Each LED was soldered to form a daisy-chained series of Neopixels, allowing for each LED to be individually and simultaneously programmed as addressable objects, using flexible stranded wire to allow movement without breakage. After each LED was soldered, I first ran continuity checks with a multimeter, then tested the chain with basic color setting commands to ensure continuity.

After the test chain passed, I moved into programming using an Arduino-compatible microcontroller, the Adafruit Flora The code accomplished the following:

• Used a vibration sensor (piezo disc) to continuously detect body movement
• Switched LED patterns based on intensity and duration of vibration
• Replaced all delay() functions with millis() timing checks for smoother, non-blocking animations (Think of the delay funciton as checking your laptop for emails and THEN putting food in the oven to bake, while updating millis() checks is like checking for emails WHILE your food is cooking in the oven.)

Lighting Modes Implemented:

• Idle: Soft crystal shimmer (low brightness), crystals twinkle at random with various colors
• Intermittent movement: Orange-yellow ripple top-to-bottom
• Sustained vibration: Red pulsing strobe

4. Mounting and Garment Assembly

I used a repurposed black fishing vest as the base, chosen for its multiple layers, heavy-duty construction, and cyberpunk look.  I added chains and zippers, along with making some cutoffs at the edges, to give it a more punk-ish, rugged look. The 22 crystals were mounted over each LED then pinned from the inside of the vest using safety pins, which proved surprisingly effective:

• Invisible externally
• Easy to reposition
• Secure under motion

I routed wires inside the lining and tucked the battery and microcontroller inside an internal chest pocket. All wires were heat-shrunk for insulation and soldered securely.

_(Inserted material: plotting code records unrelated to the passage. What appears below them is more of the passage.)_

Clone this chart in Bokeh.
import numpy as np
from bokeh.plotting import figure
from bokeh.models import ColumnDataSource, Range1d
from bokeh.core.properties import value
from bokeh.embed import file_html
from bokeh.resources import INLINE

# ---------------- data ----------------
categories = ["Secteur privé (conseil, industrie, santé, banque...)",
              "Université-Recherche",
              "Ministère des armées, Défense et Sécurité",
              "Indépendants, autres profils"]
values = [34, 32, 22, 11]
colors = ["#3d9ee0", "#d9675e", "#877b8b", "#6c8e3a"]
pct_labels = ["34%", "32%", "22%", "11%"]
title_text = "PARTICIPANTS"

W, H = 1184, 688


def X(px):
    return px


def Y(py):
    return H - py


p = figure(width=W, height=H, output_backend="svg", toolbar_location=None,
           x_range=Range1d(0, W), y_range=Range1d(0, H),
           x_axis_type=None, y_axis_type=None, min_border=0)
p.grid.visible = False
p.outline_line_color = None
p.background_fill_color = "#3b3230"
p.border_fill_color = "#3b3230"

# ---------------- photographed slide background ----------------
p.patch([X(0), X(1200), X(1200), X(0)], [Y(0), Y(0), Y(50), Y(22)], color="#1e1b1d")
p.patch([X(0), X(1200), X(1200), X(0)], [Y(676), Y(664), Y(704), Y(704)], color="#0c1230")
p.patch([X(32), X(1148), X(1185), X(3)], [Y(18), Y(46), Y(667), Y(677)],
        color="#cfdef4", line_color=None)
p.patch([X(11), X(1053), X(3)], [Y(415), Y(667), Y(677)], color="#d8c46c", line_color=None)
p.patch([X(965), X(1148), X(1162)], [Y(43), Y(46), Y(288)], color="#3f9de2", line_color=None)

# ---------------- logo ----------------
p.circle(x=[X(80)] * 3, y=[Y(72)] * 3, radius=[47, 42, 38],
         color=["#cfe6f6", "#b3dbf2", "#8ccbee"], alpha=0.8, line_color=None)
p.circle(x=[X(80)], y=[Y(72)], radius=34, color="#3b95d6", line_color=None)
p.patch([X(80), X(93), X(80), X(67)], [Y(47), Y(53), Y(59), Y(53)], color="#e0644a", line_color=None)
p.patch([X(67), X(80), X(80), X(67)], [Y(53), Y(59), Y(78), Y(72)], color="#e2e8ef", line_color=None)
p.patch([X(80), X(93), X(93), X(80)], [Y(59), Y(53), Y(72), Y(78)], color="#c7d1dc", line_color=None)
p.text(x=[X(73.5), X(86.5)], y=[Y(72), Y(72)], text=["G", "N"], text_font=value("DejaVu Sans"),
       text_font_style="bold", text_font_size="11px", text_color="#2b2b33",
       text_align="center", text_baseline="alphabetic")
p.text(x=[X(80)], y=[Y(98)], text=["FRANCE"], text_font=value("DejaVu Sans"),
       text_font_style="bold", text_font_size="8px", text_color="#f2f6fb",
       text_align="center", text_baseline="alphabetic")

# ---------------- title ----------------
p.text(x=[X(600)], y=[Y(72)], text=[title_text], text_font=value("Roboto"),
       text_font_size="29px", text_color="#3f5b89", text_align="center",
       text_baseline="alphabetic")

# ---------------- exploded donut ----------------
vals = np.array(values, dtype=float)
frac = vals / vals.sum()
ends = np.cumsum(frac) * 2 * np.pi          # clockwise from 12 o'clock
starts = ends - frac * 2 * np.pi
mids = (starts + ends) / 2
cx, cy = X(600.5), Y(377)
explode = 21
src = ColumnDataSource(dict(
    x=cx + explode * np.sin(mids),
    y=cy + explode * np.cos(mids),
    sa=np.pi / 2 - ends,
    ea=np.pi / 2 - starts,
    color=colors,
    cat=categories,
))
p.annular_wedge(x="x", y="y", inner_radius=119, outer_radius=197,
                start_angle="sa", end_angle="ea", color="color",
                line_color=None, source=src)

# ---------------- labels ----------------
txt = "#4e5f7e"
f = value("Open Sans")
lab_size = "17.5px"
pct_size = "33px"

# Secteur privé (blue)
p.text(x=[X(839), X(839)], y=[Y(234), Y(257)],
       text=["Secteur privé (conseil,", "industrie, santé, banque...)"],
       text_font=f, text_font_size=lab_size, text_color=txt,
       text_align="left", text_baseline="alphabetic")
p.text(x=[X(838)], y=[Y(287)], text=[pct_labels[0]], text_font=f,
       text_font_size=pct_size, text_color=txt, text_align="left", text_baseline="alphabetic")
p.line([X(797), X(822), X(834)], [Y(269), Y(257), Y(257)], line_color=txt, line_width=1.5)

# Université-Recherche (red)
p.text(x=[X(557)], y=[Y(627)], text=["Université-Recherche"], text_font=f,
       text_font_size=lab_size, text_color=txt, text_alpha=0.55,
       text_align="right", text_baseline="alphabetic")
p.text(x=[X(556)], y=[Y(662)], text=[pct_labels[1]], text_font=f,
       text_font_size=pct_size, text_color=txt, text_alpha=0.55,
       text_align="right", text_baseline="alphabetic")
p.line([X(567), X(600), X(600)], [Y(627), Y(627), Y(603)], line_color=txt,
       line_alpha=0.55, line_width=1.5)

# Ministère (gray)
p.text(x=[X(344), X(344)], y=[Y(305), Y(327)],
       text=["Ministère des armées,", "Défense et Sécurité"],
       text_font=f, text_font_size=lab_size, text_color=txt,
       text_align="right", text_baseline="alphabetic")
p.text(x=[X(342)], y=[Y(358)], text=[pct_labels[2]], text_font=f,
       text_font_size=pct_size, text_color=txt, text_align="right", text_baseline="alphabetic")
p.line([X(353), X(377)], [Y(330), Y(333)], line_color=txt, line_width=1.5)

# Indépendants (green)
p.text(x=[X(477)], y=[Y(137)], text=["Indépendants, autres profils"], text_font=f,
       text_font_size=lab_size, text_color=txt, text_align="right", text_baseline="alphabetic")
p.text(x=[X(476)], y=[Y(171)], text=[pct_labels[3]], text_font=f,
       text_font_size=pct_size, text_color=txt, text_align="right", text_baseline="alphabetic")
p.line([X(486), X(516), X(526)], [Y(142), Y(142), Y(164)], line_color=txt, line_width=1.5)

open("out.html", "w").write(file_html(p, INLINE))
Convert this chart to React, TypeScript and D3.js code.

5. Final Touches and Testing

I performed several tests by wearing the vest while dancing and jumping. After adjusting vibration sensitivity in the code, the lighting transitions worked seamlessly with movement. The final product is:

• Fully reactive to motion
• Visually consistent with cyberpunk/futurist design
• Comfortable and modular

Conclusion: Reflections and Results

Where I Started

My initial vision was to make a motion-reactive cyberpunk vest that looked like it had grown crystals of pure tech. I wanted something that wasn’t just flashy, but felt alive—changing based on how I moved, syncing with rhythm and energy.

Where I Ended Up

The finished CyberCrystal Vest meets my aesthetic and functional goals:

• Reactive LED effects that change naturally and react dynamically to motion with consistent performance
• A strong visual silhouette with glowing crystal elements
• A clean design with minimal visible electronics + wiring
• Tactile and wearable, even in energetic environments

I stuck close to the Artificial Nature meets Cyberpunk aesthetic and succeeded in making something that could easily fit into a festival, rave, or sci-fi film.

What I Might Have Done Differently

• Explore sewn mounting earlier: Safety pins worked well, but a mix of sewing and pinning could’ve added extra stability.
• Add audio reactivity: It would have been cool to make the vest respond to sound as well as movement.
• Test more crystal shapes: All crystals were angular and rigid—some soft geometry might’ve added more visual depth.

What’s Next

I plan to keep refining the design:

• Add color changing code based on detected audio frequency using FFT code I created for a separate project
• Try using clear resin or diffused TPU for future crystal prints
• Make it more durable to hold up under real-world conditions for a long time
• hide the wiring

Summary

The CyberCrystal Vest was a culmination of electronics, design, fabrication, and aesthetic exploration. It pushed me to improve my skills in soldering, programming, CAD, wearable design, and system integration, and even learn new skills like sewing; most importantly it gave me a chance to bring a part of my identity into physical form, namely my love for captivating futuristic visuals and electronic music. I even wore it to a show and had several people ask where I bought it!

It’s more than just a vest—it’s an expression of rhythm worn for others to see.